The latest installment in Yale University Press' English Monarchs Series is Exeter University historian Jeremy Black's George III: America's Last King. This first full-scale scholarly biography of George III in many years is a welcome addition to the series as well as a fine example of the biographer's craft. Black has worked diligently (his subtitle notwithstanding) to broaden the focus of George III's life and reign; while the American crisis and the king's later illnesses are covered, they form only appropriately-scaled portions of the book, as they should.
Black takes a useful approach here, interspersing narrative chapters on the political machinations and military goings-on with more wide-ranging thematic treatments of different aspects of the monarch's life - his relations with family, his cultural and religious inclinations, his lifestyle and his concerns for how to deal with Hanover, his ancestral continental possession. These thematic chapters were what I enjoyed most about the book - the others, while interesting, were filled to bursting with names and titles and political volleys that I found difficult to keep straight.
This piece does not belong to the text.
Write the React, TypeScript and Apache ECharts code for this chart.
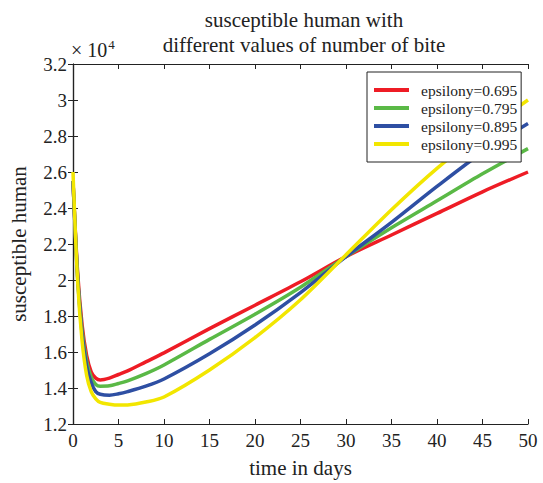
import React, { useEffect, useRef } from "react";
import * as echarts from "echarts";

const days = [0, 0.5, 1, 1.5, 2, 2.5, 3, 4, 5, 6, 8, 10, 15, 20, 25, 30, 35, 40, 45, 50];
const red = [25500, 20500, 17500, 15800, 14900, 14550, 14450, 14550, 14750, 14950, 15450, 15950, 17300, 18600, 19900, 21300, 22500, 23700, 24900, 26000];
const green = [25500, 20300, 17200, 15500, 14600, 14200, 14100, 14120, 14250, 14400, 14800, 15280, 16700, 18100, 19600, 21300, 22900, 24400, 25900, 27300];
const blue = [25500, 20200, 17000, 15200, 14300, 13800, 13650, 13600, 13680, 13800, 14100, 14500, 15900, 17500, 19300, 21300, 23200, 25200, 27100, 28700];
const yellow = [26000, 20000, 16600, 14700, 13800, 13400, 13200, 13100, 13050, 13060, 13220, 13500, 15000, 16800, 18900, 21400, 23900, 26200, 28200, 30000];
const seriesNames = ["epsilony=0.695", "epsilony=0.795", "epsilony=0.895", "epsilony=0.995"];
const colors = ["#ee1c25", "#5ab946", "#2e4fa3", "#f2e600"];

const FONT = "Liberation Serif";

export default function App() {
  const ref = useRef<HTMLDivElement>(null);
  useEffect(() => {
    const chart = echarts.init(ref.current!, null, { renderer: "svg" });
    const all = [red, green, blue, yellow];
    const axisCommon = {
      type: "value" as const,
      axisLine: { show: true, lineStyle: { color: "#222", width: 1.2 } },
      axisTick: { show: true, inside: true, length: 5, lineStyle: { color: "#222" } },
      splitLine: { show: false },
    };
    chart.setOption({
      animation: false,
      backgroundColor: "#fff",
      title: {
        text: "susceptible human with\ndifferent values of number of bite",
        left: 299,
        textAlign: "center",
        top: 2,
        textStyle: { fontFamily: FONT, fontSize: 21, fontWeight: "normal", color: "#222", lineHeight: 25 },
      },
      graphic: [
        {
          type: "text",
          left: 71,
          top: 38,
          style: {
            text: "{a|× 10}{b|4}",
            rich: {
              a: { fontFamily: FONT, fontSize: 20, fill: "#222", verticalAlign: "bottom" },
              b: { fontFamily: FONT, fontSize: 13, fill: "#222", verticalAlign: "top", padding: [0, 0, 9, 1] },
            },
          },
        },
      ],
      legend: {
        data: seriesNames,
        orient: "vertical",
        left: 367,
        top: 72,
        icon: "rect",
        itemWidth: 35,
        itemHeight: 4,
        itemGap: 2,
        padding: [10, 4, 10, 7],
        borderColor: "#222",
        borderWidth: 1,
        backgroundColor: "#fff",
        textStyle: { fontFamily: FONT, fontSize: 15.5, color: "#222", lineHeight: 14, padding: [0, 0, 0, 7] },
      },
      grid: { left: 69, right: 15, top: 64, bottom: 58 },
      xAxis: [
        {
          ...axisCommon,
          min: 0,
          max: 50,
          interval: 5,
          position: "bottom",
          name: "time in days",
          nameLocation: "middle",
          nameGap: 33,
          nameTextStyle: { fontFamily: FONT, fontSize: 21, color: "#222" },
          axisLabel: { fontFamily: FONT, fontSize: 19, color: "#222", margin: 7 },
        },
        {
          ...axisCommon,
          min: 0,
          max: 50,
          interval: 5,
          position: "top",
          axisLabel: { show: false },
        },
      ],
      yAxis: [
        {
          ...axisCommon,
          min: 12000,
          max: 32000,
          interval: 2000,
          position: "left",
          name: "susceptible human",
          nameLocation: "middle",
          nameGap: 44,
          nameTextStyle: { fontFamily: FONT, fontSize: 21, color: "#222" },
          axisLabel: {
            fontFamily: FONT,
            fontSize: 19,
            color: "#222",
            margin: 6,
            formatter: (v: number) => String(Math.round(v / 1000) / 10),
          },
        },
        {
          ...axisCommon,
          min: 12000,
          max: 32000,
          interval: 2000,
          position: "right",
          axisLabel: { show: false },
        },
      ],
      series: all.map((vals, i) => ({
        name: seriesNames[i],
        type: "line",
        data: days.map((d, j) => [d, vals[j]]),
        showSymbol: false,
        smooth: 0.3,
        clip: true,
        lineStyle: { color: colors[i], width: 3.5 },
        itemStyle: { color: colors[i] },
      })),
    });
    return () => chart.dispose();
  }, []);
  return <div ref={ref} style={{ width: 543, height: 483, position: "absolute", left: 0, top: 0 }} />;
}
George III, Black argues, "instinctually knew what his duty was ... a major weaknes was that this conviction was not always illuminated by careful reflection, and could therefore seem both obtuse and stubborn" (p. 115). It was this commitment to what he perceived as his duty to his country and to his subjects that led him to take such a firm stand against the American crisis (unsuccessfully) and also against Catholic emancipation, parliamentary reform, and Franco-European aggression (more successfully). "George was a nicer man than his two predecessors and he meant well, but his obstinacy helped create serious political difficulties," Black concludes, putting it mildly.
Naturally I was drawn to Black's discussion of George's reading habits: the king accumulated a large working library (some 65,250 books by 1820, plus 19,000 tracts), which later became part of the British Museum. He opened his main library - next to his bedroom - to use by scholars (Samuel Johnson was a frequent visitor), and was known to visit Windsor bookshops. Black writes "George was particularly interested in works on theology, history, jurisprudence, science, the arts and the Classical inheritance, and less so in fiction ... Indeed, George did not really take to novels until he became blind, when one of his daughters read them to him nightly" (p. 170). The king liked to read interesting portions of his books aloud, and preferred "his books unbound for his first reading and afterwards bound to match his other books" (p. 171).
Black's excellently-researched and richly-footnoted study will, I hope, prompt others to take a fresh look at the life of one of Britain's most longest-serving and - frankly - most interesting, monarchs.